→ PROBLEM TO SOLVE: Copy out all lines in the data below containing the string "with".

→ MATERIAL FOR THIS TASK:
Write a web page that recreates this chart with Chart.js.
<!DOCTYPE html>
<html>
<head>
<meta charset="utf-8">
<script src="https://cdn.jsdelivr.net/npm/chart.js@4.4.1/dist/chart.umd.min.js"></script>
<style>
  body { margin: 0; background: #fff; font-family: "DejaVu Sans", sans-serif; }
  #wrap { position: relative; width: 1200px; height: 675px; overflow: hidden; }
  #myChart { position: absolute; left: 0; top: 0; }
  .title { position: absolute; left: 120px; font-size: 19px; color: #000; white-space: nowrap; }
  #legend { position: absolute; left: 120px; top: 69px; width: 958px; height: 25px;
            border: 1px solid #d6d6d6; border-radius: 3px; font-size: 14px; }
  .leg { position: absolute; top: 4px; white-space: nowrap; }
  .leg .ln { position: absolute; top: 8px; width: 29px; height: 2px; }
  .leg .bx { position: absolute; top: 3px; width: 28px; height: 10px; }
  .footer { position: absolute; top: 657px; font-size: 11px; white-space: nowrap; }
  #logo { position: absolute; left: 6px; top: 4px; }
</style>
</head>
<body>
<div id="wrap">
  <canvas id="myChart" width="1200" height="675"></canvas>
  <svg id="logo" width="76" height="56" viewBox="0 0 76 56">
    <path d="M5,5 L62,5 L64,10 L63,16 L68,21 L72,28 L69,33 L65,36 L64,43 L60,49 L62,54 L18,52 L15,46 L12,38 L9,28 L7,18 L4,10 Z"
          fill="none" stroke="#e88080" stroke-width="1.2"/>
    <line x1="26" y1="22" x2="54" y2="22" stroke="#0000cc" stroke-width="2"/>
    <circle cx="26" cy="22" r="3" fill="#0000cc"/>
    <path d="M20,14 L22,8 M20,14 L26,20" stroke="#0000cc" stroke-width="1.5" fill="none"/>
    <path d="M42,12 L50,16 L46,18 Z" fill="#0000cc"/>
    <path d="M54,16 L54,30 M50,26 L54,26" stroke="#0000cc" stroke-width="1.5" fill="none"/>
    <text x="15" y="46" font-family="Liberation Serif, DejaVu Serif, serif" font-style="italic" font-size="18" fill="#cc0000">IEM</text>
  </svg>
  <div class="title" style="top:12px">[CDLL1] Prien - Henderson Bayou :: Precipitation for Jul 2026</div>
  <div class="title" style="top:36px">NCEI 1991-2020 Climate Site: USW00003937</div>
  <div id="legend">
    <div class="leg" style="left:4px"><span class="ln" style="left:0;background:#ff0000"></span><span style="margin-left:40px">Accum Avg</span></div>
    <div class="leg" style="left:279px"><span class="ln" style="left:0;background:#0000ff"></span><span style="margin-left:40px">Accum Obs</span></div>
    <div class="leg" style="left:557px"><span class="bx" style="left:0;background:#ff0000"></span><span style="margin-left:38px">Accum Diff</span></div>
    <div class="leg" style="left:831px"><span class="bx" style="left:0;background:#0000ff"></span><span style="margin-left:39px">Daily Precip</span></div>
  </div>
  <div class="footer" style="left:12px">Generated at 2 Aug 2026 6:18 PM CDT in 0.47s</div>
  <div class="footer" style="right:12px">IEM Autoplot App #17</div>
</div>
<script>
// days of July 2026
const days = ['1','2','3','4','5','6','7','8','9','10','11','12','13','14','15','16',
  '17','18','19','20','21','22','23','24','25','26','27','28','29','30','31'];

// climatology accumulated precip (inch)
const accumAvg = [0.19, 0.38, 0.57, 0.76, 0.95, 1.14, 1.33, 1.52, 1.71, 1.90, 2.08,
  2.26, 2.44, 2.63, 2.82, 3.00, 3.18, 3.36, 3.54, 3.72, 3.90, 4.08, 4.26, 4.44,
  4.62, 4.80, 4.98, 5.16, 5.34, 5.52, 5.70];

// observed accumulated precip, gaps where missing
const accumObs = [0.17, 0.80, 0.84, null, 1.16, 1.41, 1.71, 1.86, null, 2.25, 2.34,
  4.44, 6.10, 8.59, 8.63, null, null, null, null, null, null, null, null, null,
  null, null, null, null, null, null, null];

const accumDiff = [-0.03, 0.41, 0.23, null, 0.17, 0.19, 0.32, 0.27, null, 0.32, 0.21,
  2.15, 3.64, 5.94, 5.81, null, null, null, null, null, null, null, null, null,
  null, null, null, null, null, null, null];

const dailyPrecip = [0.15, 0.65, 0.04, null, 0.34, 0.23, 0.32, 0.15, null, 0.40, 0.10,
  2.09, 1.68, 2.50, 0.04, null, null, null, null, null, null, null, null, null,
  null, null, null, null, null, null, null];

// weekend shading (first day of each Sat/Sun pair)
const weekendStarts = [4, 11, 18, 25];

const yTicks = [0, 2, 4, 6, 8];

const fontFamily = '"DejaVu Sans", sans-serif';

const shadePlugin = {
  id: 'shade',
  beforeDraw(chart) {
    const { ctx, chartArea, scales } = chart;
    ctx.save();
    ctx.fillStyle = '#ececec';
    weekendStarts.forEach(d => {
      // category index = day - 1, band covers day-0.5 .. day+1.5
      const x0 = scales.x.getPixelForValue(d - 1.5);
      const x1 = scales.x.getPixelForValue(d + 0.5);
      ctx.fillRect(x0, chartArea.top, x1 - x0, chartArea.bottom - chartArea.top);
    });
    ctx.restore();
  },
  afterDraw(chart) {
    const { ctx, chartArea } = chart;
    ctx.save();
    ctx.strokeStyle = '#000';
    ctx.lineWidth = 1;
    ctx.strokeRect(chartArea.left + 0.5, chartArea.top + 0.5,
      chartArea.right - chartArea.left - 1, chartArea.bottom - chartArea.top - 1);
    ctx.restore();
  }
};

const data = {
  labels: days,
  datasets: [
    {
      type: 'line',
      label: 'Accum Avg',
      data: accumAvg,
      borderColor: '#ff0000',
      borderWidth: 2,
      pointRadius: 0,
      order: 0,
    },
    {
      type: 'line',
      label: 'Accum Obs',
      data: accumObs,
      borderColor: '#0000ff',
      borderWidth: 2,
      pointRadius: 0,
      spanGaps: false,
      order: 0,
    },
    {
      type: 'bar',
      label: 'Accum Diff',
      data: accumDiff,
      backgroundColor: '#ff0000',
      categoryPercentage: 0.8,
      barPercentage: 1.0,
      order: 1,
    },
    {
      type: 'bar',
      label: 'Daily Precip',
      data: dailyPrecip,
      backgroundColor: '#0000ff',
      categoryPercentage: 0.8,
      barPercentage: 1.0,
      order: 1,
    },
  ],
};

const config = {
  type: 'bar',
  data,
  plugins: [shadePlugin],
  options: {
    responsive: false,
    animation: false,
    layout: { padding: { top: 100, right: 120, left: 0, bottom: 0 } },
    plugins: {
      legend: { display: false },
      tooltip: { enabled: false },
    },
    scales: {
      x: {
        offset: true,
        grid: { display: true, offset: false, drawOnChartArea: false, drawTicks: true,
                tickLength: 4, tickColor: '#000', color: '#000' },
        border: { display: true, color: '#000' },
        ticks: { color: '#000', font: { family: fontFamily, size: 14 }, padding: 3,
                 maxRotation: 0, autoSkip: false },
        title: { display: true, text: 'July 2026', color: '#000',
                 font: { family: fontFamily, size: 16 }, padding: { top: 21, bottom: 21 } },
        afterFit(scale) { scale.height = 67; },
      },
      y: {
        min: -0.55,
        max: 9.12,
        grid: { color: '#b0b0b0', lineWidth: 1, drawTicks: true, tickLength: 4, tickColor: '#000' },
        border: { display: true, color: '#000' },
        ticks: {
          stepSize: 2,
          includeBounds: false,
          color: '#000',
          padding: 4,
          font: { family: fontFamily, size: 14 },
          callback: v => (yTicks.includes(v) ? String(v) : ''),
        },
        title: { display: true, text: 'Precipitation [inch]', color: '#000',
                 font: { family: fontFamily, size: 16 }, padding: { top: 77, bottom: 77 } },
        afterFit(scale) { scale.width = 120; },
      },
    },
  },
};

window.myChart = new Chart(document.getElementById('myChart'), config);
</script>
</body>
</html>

* * *

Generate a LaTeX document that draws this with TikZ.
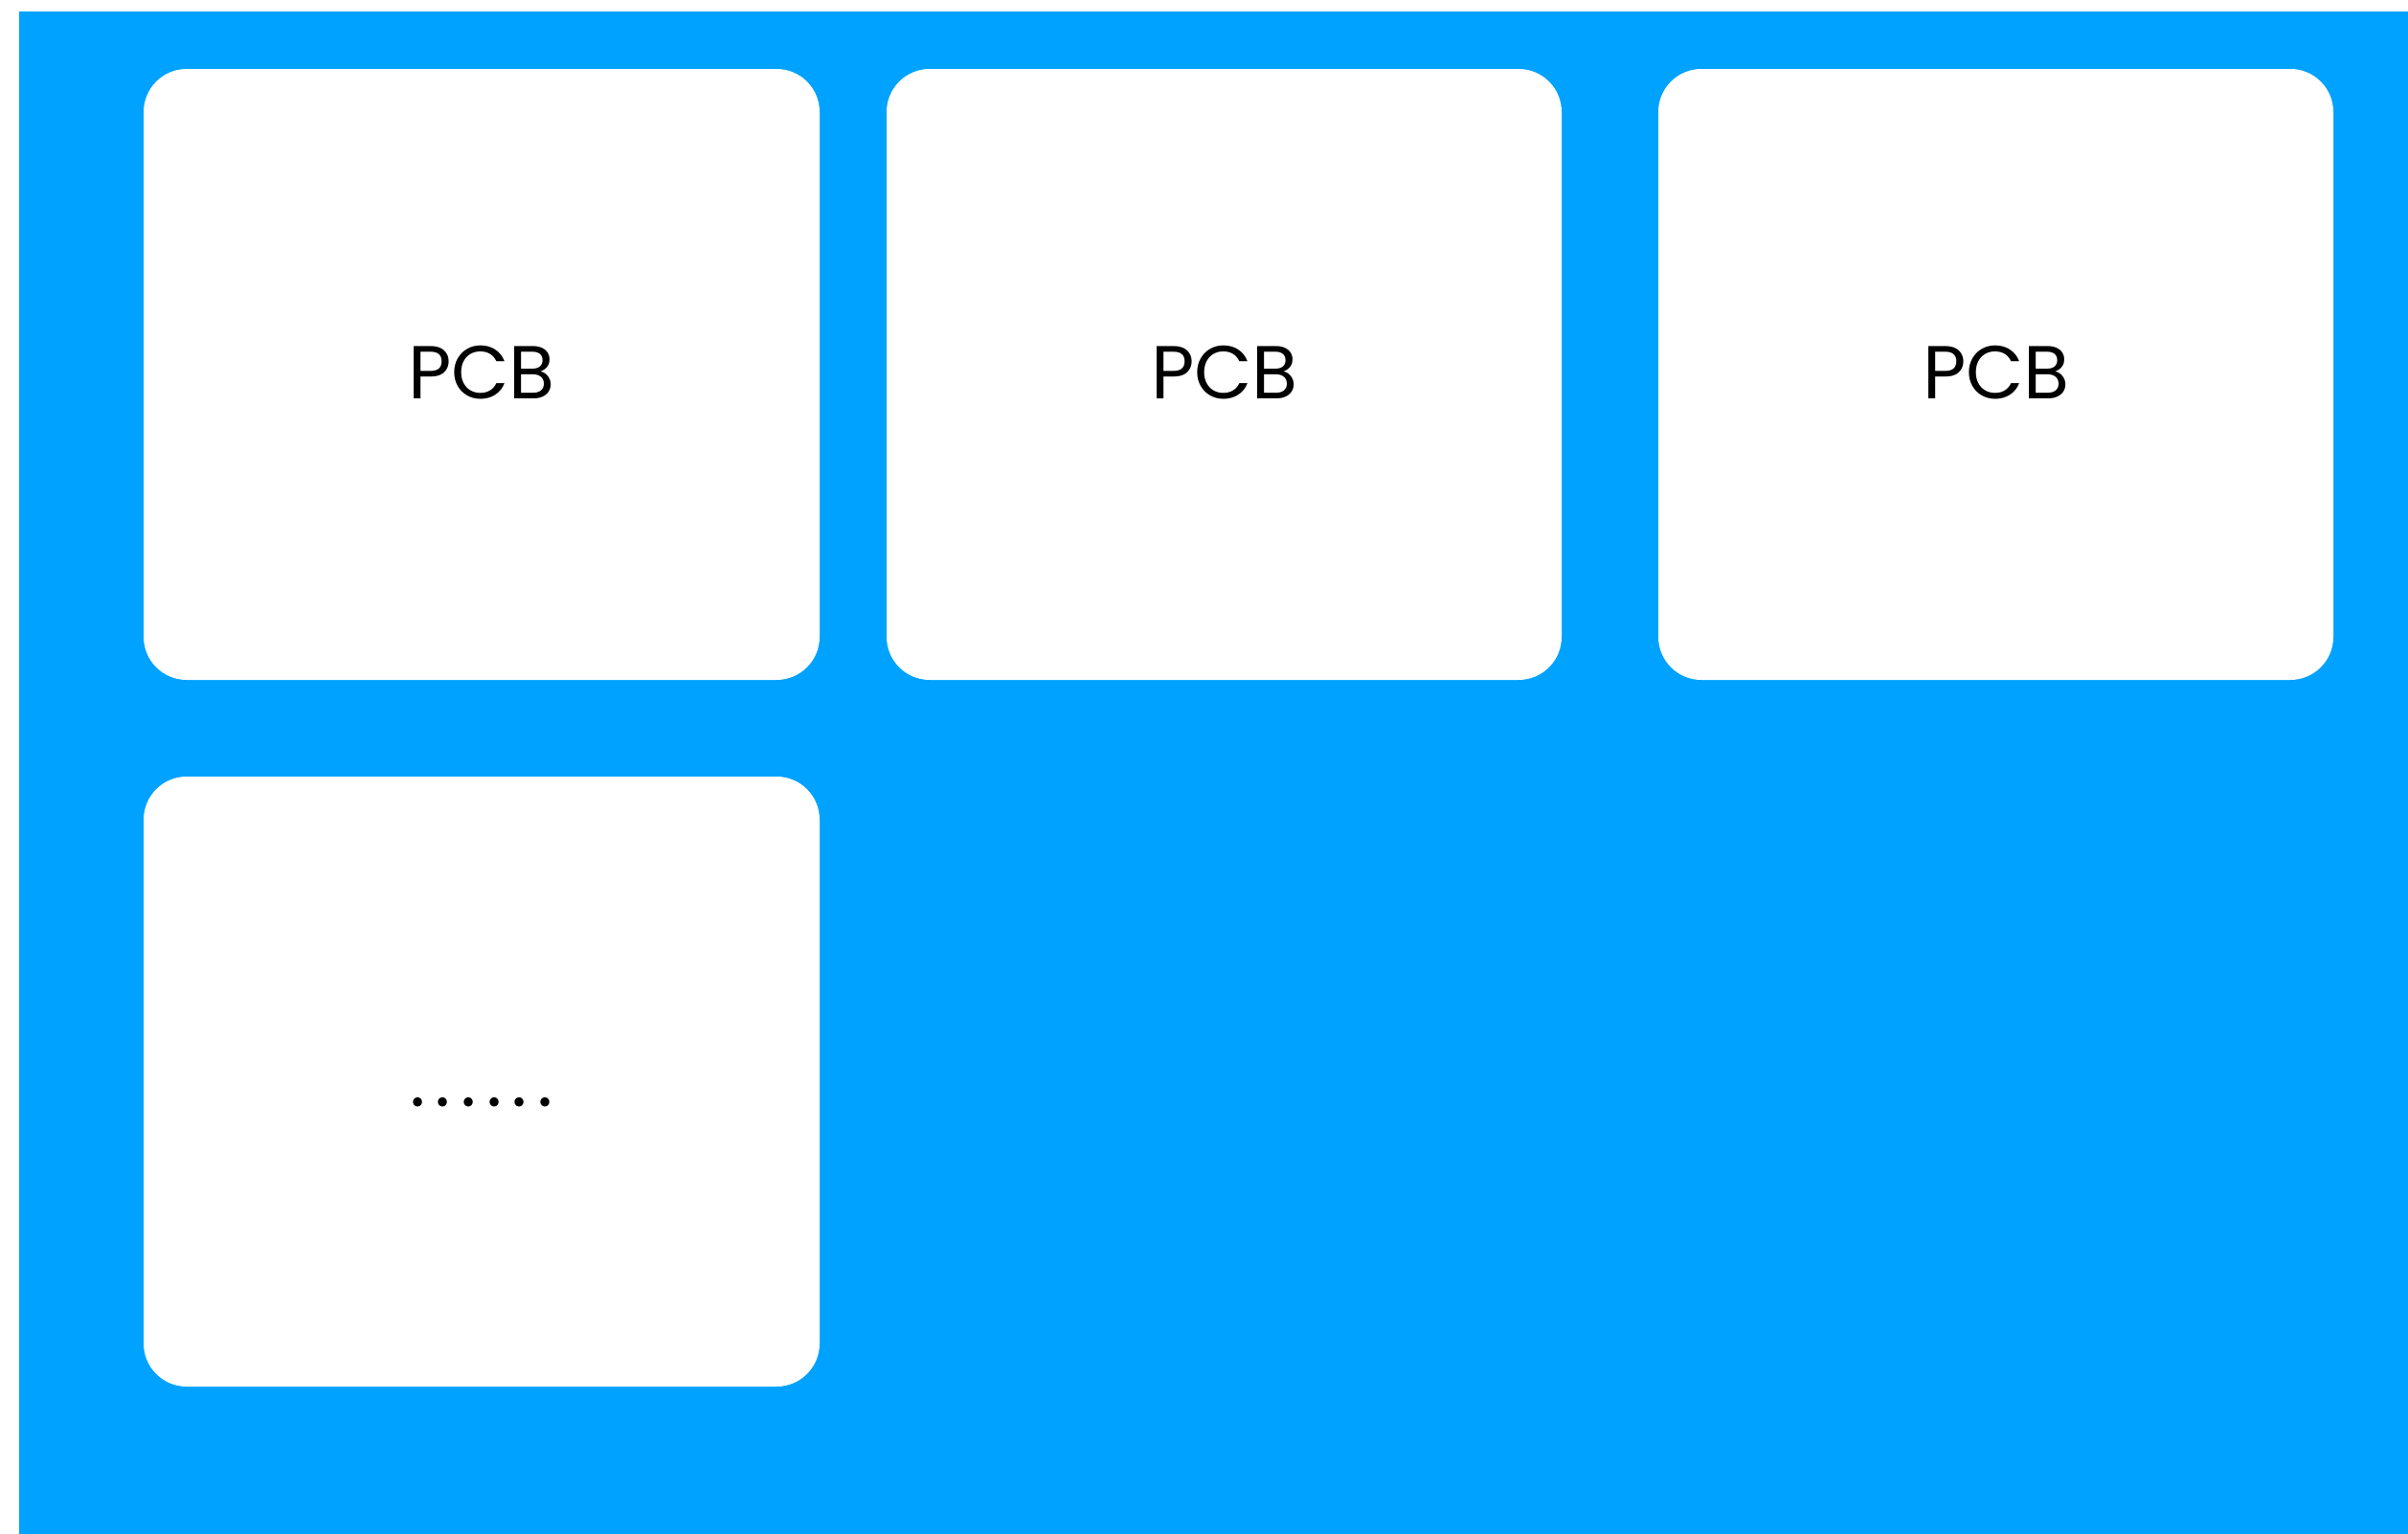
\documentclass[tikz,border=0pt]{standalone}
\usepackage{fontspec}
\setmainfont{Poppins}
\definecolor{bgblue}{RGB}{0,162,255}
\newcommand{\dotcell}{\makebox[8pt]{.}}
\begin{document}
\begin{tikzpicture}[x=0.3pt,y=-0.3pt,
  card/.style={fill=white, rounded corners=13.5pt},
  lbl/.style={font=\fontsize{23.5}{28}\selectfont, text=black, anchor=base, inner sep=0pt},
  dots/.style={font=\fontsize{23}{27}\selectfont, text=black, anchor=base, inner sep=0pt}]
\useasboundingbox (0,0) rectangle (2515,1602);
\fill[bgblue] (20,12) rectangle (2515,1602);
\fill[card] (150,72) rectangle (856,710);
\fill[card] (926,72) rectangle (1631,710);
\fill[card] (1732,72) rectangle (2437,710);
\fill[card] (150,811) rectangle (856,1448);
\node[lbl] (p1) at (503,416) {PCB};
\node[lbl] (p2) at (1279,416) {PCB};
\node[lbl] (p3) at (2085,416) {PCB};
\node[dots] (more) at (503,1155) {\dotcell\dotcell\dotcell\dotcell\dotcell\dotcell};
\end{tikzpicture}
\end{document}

→ EXERCISE RESULT:
Write a web page that recreates this chart with Chart.js.
Generate a LaTeX document that draws this with TikZ.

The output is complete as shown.